Thursday, October 6, 2005

Mother's day continued

I did go home for Mother's Day, the year 1993. It was just like I had planned, the front porch swing and coffee and curling smoke and laughter and memories.  The old tree's trunk still lay on the ground, covered with a pretty green vine. There were no lightning bugs and we were too lazy and content to go to Sunday School but the red roses were blooming and I was not a wife or mother or friend but just Jane, my mother's daughter.

I did not know what the next Mother's Day would be like. If I had I would have lingered longer with my mama that day.

I can still see her standing in the road, watching,  as we drove off, her arms crossed over her stomach, the belt to her dress slipped up too high, her feet in her old shoes. I wondered as she stood there what she was thinking or seeing in her mind. Was she seeing that black hearse taking her little boy down that road, to bring him back in a little white casket? Was she thinking about the last time Daddy went down that road to the nursing home, leaving her alone in the home where we had lived for over fifty years.   I almost told my husband stop and go back as I saw her standing there.
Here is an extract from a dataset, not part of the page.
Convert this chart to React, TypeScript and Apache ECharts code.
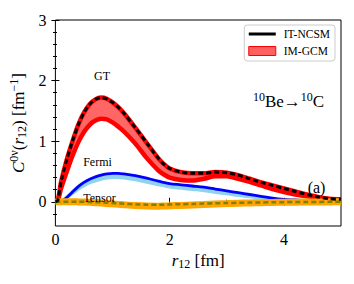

Wednesday, October 5, 2005

Mother's Day

I want to go home for Mother's day. I must go home and look into my mama's face again and see her smile.  I want to sit on the front porch and listen to her memories flow like a song with the voice of the porch swing singing along.

We will drink coffee and she will smoke her cigarettes and I will watch the smoke curl away just like I did when I was a little girl, Mama sitting at the sewing machine making me a new feed sack dress while I lay across the bed, thinking how pretty I was going to look.

I will miss the silver popular tree at the corner of the porch, next to the rock wall, the tree where my brother carved his initials so long ago. When the dress was finished my sister Betty posed me in front of that tree and made my picture.

The tree blew down this past winter. I felt sad when Mama told me but now the morning sun will light up my old bedroom.

We will sit on the porch and watch the birds bathe in the birdbath and hear the trains go by on the tracks across the valley. The air will be filled with the smell of honeysuckle and if we sit late enough, we will hear the whippoorwills. If the lightning bugs are out I will jump off the porch and catch some before they fly too high. I will pinch their light off just at the right moment and put one on mine and Mama's finger for a glowing ring just like I did when I was little.

Yes, I must go home for Mother's Day and wear a red rose to Sunday School. I must go home and be a daughter, Mama's little girl, again.